Brief
Skip all pictures. Write out the data below from its first line through the line that contains "0.735, 0.802, 0.862, 0.895]".

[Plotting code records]
• • • • • • •

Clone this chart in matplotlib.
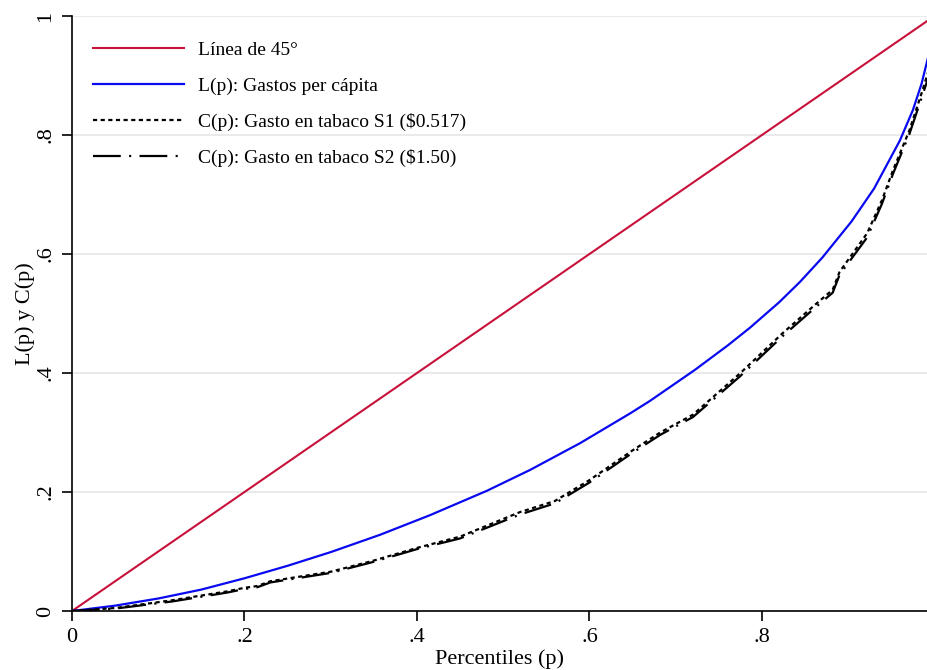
import matplotlib
matplotlib.use('Agg')
import matplotlib.pyplot as plt

# datos
p_lorenz = [0, 0.05, 0.10, 0.15, 0.20, 0.25, 0.30, 0.357, 0.415, 0.481, 0.531, 0.589,
            0.647, 0.670, 0.722, 0.760, 0.786, 0.820, 0.844, 0.870, 0.904, 0.930,
            0.960, 0.975, 0.985, 0.9925]
lorenz = [0, 0.009, 0.021, 0.036, 0.055, 0.076, 0.099, 0.128, 0.161, 0.202, 0.237, 0.282,
          0.332, 0.353, 0.405, 0.446, 0.476, 0.519, 0.553, 0.594, 0.655, 0.710,
          0.791, 0.842, 0.886, 0.930]

p_conc = [0, 0.05, 0.116, 0.18, 0.20, 0.215, 0.23, 0.30, 0.348, 0.40, 0.45, 0.519, 0.56,
          0.60, 0.65, 0.682, 0.72, 0.775, 0.824, 0.861, 0.882, 0.89, 0.922, 0.939,
          0.952, 0.971, 0.985, 0.9925]
conc_s1 = [0, 0.005, 0.018, 0.033, 0.039, 0.042, 0.050, 0.066, 0.084, 0.106, 0.125, 0.166, 0.185,
           0.220, 0.270, 0.300, 0.330, 0.400, 0.467, 0.514, 0.540, 0.570, 0.635, 0.690,
           0.741, 0.808, 0.870, 0.905]
conc_s2 = [0, 0.004, 0.016, 0.031, 0.037, 0.040, 0.048, 0.064, 0.082, 0.104, 0.122, 0.162, 0.181,
           0.216, 0.266, 0.296, 0.326, 0.395, 0.462, 0.509, 0.535, 0.565, 0.628, 0.684,
           0.735, 0.802, 0.862, 0.895]

xticks = [0, 0.2, 0.4, 0.6, 0.8]
xticklabels = ['0', '.2', '.4', '.6', '.8']
yticks = [0, 0.2, 0.4, 0.6, 0.8, 1]
yticklabels = ['0', '.2', '.4', '.6', '.8', '1']

plt.rcParams['font.family'] = ['Liberation Serif', 'DejaVu Serif']
plt.rcParams['lines.scale_dashes'] = False

fig = plt.figure(figsize=(9.28, 6.70), dpi=100)
ax = fig.add_axes([72/928, 59/670, 1 - 72/928, (611-16)/670])

ax.plot([0, 0.9925], [0, 0.9925], color='#C8103A', lw=1.5, label='Línea de 45°')
ax.plot(p_lorenz, lorenz, color='#0A0AF0', lw=1.6, label='L(p): Gastos per cápita')
ax.plot(p_conc, conc_s1, color='black', lw=1.6, dashes=(3, 2.5),
        label='C(p): Gasto en tabaco S1 ($0.517)')
ax.plot(p_conc, conc_s2, color='black', lw=1.6, dashes=(20, 6, 1.5, 6),
        label='C(p): Gasto en tabaco S2 ($1.50)')

ax.set_xlim(0, 0.9925)
ax.set_ylim(0, 1)
ax.set_xticks(xticks)
ax.set_xticklabels(xticklabels)
ax.set_yticks(yticks)
ax.set_yticklabels(yticklabels, rotation=90, va='center')
ax.tick_params(axis='both', direction='out', length=7, width=1.2, labelsize=16, pad=5)
ax.grid(axis='y', color='#E6E6E6', lw=1.2)
ax.set_axisbelow(True)
for s in ['top', 'right']:
    ax.spines[s].set_visible(False)
for s in ['left', 'bottom']:
    ax.spines[s].set_linewidth(1.2)
    ax.spines[s].set_clip_on(False)

ax.set_xlabel('Percentiles (p)', fontsize=16, labelpad=2)
ax.set_ylabel('L(p) y C(p)', fontsize=16, labelpad=1)

leg = ax.legend(loc='upper left', bbox_to_anchor=(0.016, 0.97), frameon=False,
                fontsize=14, handlelength=4.65, handletextpad=0.7, labelspacing=0.93,
                borderaxespad=0)

plt.savefig('out.png', dpi=100)
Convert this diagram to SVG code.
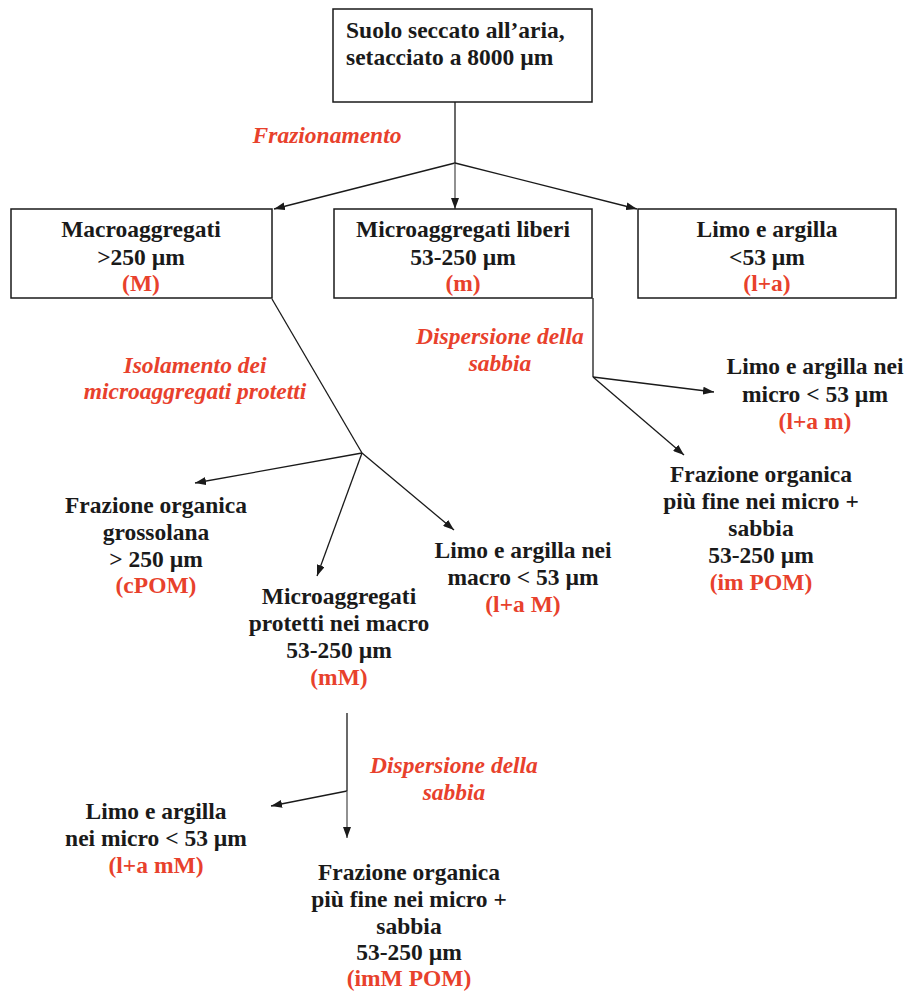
<svg xmlns="http://www.w3.org/2000/svg" width="907" height="994" viewBox="0 0 907 994">
<style>
text{font-family:'Liberation Serif','Times New Roman',serif}
.t{font-weight:bold;font-size:23.5px;fill:#1a1a1a;text-anchor:middle}
.l{text-anchor:start}
.r{fill:#E8412C}
.i{font-weight:bold;font-style:italic;font-size:23.5px;fill:#E8412C;text-anchor:middle}
.box{fill:#fff;stroke:#1a1a1a;stroke-width:1.5}
.c{stroke:#1a1a1a;stroke-width:1.3;fill:none}
.g{stroke:#555}
.a{marker-end:url(#ah)}
</style>
<defs>
<marker id="ah" markerUnits="userSpaceOnUse" markerWidth="12" markerHeight="8" refX="11" refY="4" orient="auto">
<path d="M0,0 L11,4 L0,8 z" fill="#1a1a1a"/>
</marker>
</defs>
<rect width="907" height="994" fill="#fff"/>
<g id="connectors">
<path class="c" d="M455,102 V163"/>
<path class="c a" d="M455,163 L274,209"/>
<path class="c g a" d="M455,163 V209"/>
<path class="c a" d="M455,163 L637,209"/>
<path class="c" d="M272,299 L362,453"/>
<path class="c a" d="M362,453 L195,483"/>
<path class="c a" d="M362,453 L317,576"/>
<path class="c a" d="M362,453 L454,530"/>
<path class="c" d="M593,298 V377"/>
<path class="c a" d="M593,377 L714,392"/>
<path class="c a" d="M593,377 L684,455"/>
<path class="c" d="M347,713 V791"/>
<path class="c a" d="M347,791 L271,806"/>
<path class="c g a" d="M347,791 V838"/>
</g>
<g id="n-suolo">
<rect class="box" x="333" y="9" width="259" height="93"/>
<text class="t l" x="346" y="38">Suolo seccato all’aria,</text>
<text class="t l" x="346" y="65">setacciato a 8000 µm</text>
</g>
<g id="lbl-frazionamento">
<text class="i" x="327" y="143">Frazionamento</text>
</g>
<g id="n-macro">
<rect class="box" x="11" y="209" width="261" height="89"/>
<text class="t" x="141" y="237">Macroaggregati</text>
<text class="t" x="141" y="265">&gt;250 µm</text>
<text class="t r" x="141" y="291">(M)</text>
</g>
<g id="n-micro">
<rect class="box" x="334" y="209" width="258" height="89"/>
<text class="t" x="463" y="237">Microaggregati liberi</text>
<text class="t" x="463" y="265">53-250 µm</text>
<text class="t r" x="463" y="291">(m)</text>
</g>
<g id="n-limo">
<rect class="box" x="638" y="209" width="258" height="89"/>
<text class="t" x="767" y="237">Limo e argilla</text>
<text class="t" x="767" y="265">&lt;53 µm</text>
<text class="t r" x="767" y="291">(l+a)</text>
</g>
<g id="lbl-isolamento">
<text class="i" x="195" y="373">Isolamento dei</text>
<text class="i" x="195" y="399">microaggregati protetti</text>
</g>
<g id="lbl-dispersione1">
<text class="i" x="500" y="344">Dispersione della</text>
<text class="i" x="500" y="371">sabbia</text>
</g>
<g id="n-lam">
<text class="t" x="815" y="374">Limo e argilla nei</text>
<text class="t" x="815" y="402">micro &lt; 53 µm</text>
<text class="t r" x="815" y="429">(l+a m)</text>
</g>
<g id="n-impom">
<text class="t" x="761" y="482">Frazione organica</text>
<text class="t" x="761" y="509">più fine nei micro +</text>
<text class="t" x="761" y="536">sabbia</text>
<text class="t" x="761" y="563">53-250 µm</text>
<text class="t r" x="761" y="590">(im POM)</text>
</g>
<g id="n-cpom">
<text class="t" x="156" y="513">Frazione organica</text>
<text class="t" x="156" y="540">grossolana</text>
<text class="t" x="156" y="567">&gt; 250 µm</text>
<text class="t r" x="156" y="593">(cPOM)</text>
</g>
<g id="n-lamacro">
<text class="t" x="523" y="558">Limo e argilla nei</text>
<text class="t" x="523" y="585">macro &lt; 53 µm</text>
<text class="t r" x="523" y="612">(l+a M)</text>
</g>
<g id="n-mm">
<text class="t" x="339" y="604">Microaggregati</text>
<text class="t" x="339" y="631">protetti nei macro</text>
<text class="t" x="339" y="658">53-250 µm</text>
<text class="t r" x="339" y="685">(mM)</text>
</g>
<g id="lbl-dispersione2">
<text class="i" x="454" y="773">Dispersione della</text>
<text class="i" x="454" y="800">sabbia</text>
</g>
<g id="n-lamm">
<text class="t" x="156" y="819">Limo e argilla</text>
<text class="t" x="156" y="846">nei micro &lt; 53 µm</text>
<text class="t r" x="156" y="873">(l+a mM)</text>
</g>
<g id="n-immpom">
<text class="t" x="409" y="880">Frazione organica</text>
<text class="t" x="409" y="907">più fine nei micro +</text>
<text class="t" x="409" y="934">sabbia</text>
<text class="t" x="409" y="960">53-250 µm</text>
<text class="t r" x="409" y="986">(imM POM)</text>
</g>
</svg>
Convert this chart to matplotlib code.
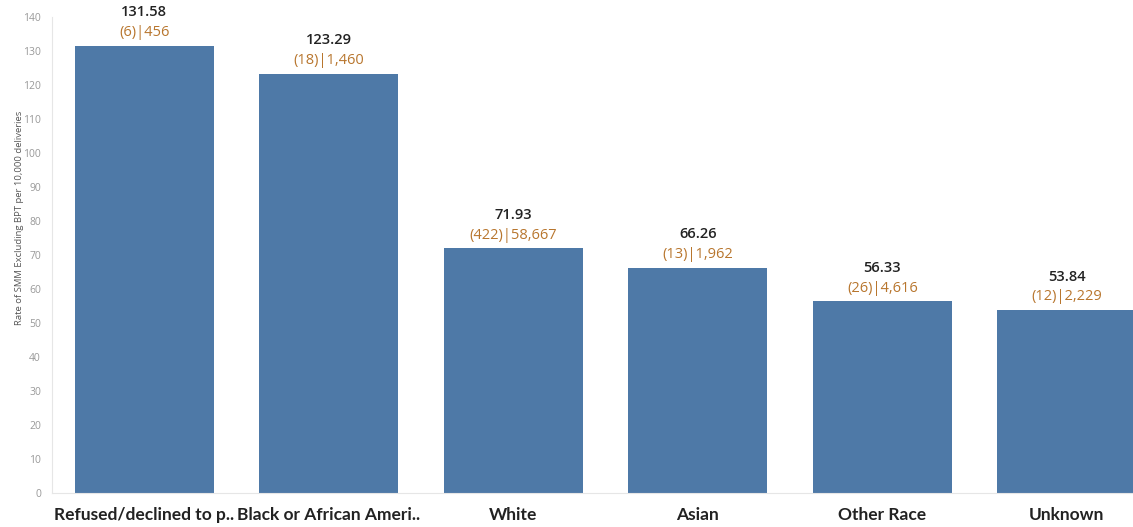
import matplotlib.pyplot as plt
import numpy as np

plt.rcParams['font.family'] = ['Open Sans', 'DejaVu Sans']

categories = ['Refused/declined to p..', 'Black or African Ameri..', 'White',
              'Asian', 'Other Race', 'Unknown']
rates = [131.58, 123.29, 71.93, 66.26, 56.33, 53.84]
cases = [6, 18, 422, 13, 26, 12]
deliveries = [456, 1460, 58667, 1962, 4616, 2229]

bar_color = '#4e79a7'
count_color = '#b8762e'

fig = plt.figure(figsize=(11.33, 5.27), dpi=100)
# the last band runs past the right edge of the figure
ax = fig.add_axes([52 / 1133, 34 / 527, 1107 / 1133, 476 / 527])

x = np.arange(len(categories))
ax.bar(x, rates, width=0.755, color=bar_color)

for xi, r, c, d in zip(x, rates, cases, deliveries):
    ax.annotate(f'{r:.2f}', (xi, r), xytext=(0, 19), textcoords='offset points',
                ha='center', va='bottom', fontsize=10.5, color='#222222',
                fontweight='semibold')
    ax.annotate(f'({c})|{d:,}', (xi, r), xytext=(0, 4), textcoords='offset points',
                ha='center', va='bottom', fontsize=10.5, color=count_color)

ax.set_xlim(-0.5, len(categories) - 0.5)
ax.set_ylim(0, 140)
ax.set_yticks(np.arange(0, 141, 10))
ax.set_xticks(x)
ax.set_xticklabels(categories, fontsize=12.5, fontweight='bold', color='#222222',
                   family=['Lato', 'DejaVu Sans'])
ax.tick_params(axis='x', length=0, pad=10)
ax.tick_params(axis='y', length=0, labelsize=7.5, labelcolor='#999999', pad=8)

for side in ['top', 'right']:
    ax.spines[side].set_visible(False)
ax.spines['left'].set_color('#e6e6e6')
ax.spines['bottom'].set_color('#e6e6e6')

fig.text(20 / 1133, 1 - 218 / 527, 'Rate of SMM Excluding BPT per 10,000 deliveries',
         rotation=90, ha='center', va='center', fontsize=6.8, color='#555555')

fig.savefig('out.png', dpi=100)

• • • • • • •

Written answer
Clone this chart in matplotlib.
import matplotlib
matplotlib.use('Agg')
import matplotlib.pyplot as plt

# datos
p_lorenz = [0, 0.05, 0.10, 0.15, 0.20, 0.25, 0.30, 0.357, 0.415, 0.481, 0.531, 0.589,
            0.647, 0.670, 0.722, 0.760, 0.786, 0.820, 0.844, 0.870, 0.904, 0.930,
            0.960, 0.975, 0.985, 0.9925]
lorenz = [0, 0.009, 0.021, 0.036, 0.055, 0.076, 0.099, 0.128, 0.161, 0.202, 0.237, 0.282,
          0.332, 0.353, 0.405, 0.446, 0.476, 0.519, 0.553, 0.594, 0.655, 0.710,
          0.791, 0.842, 0.886, 0.930]

p_conc = [0, 0.05, 0.116, 0.18, 0.20, 0.215, 0.23, 0.30, 0.348, 0.40, 0.45, 0.519, 0.56,
          0.60, 0.65, 0.682, 0.72, 0.775, 0.824, 0.861, 0.882, 0.89, 0.922, 0.939,
          0.952, 0.971, 0.985, 0.9925]
conc_s1 = [0, 0.005, 0.018, 0.033, 0.039, 0.042, 0.050, 0.066, 0.084, 0.106, 0.125, 0.166, 0.185,
           0.220, 0.270, 0.300, 0.330, 0.400, 0.467, 0.514, 0.540, 0.570, 0.635, 0.690,
           0.741, 0.808, 0.870, 0.905]
conc_s2 = [0, 0.004, 0.016, 0.031, 0.037, 0.040, 0.048, 0.064, 0.082, 0.104, 0.122, 0.162, 0.181,
           0.216, 0.266, 0.296, 0.326, 0.395, 0.462, 0.509, 0.535, 0.565, 0.628, 0.684,
           0.735, 0.802, 0.862, 0.895]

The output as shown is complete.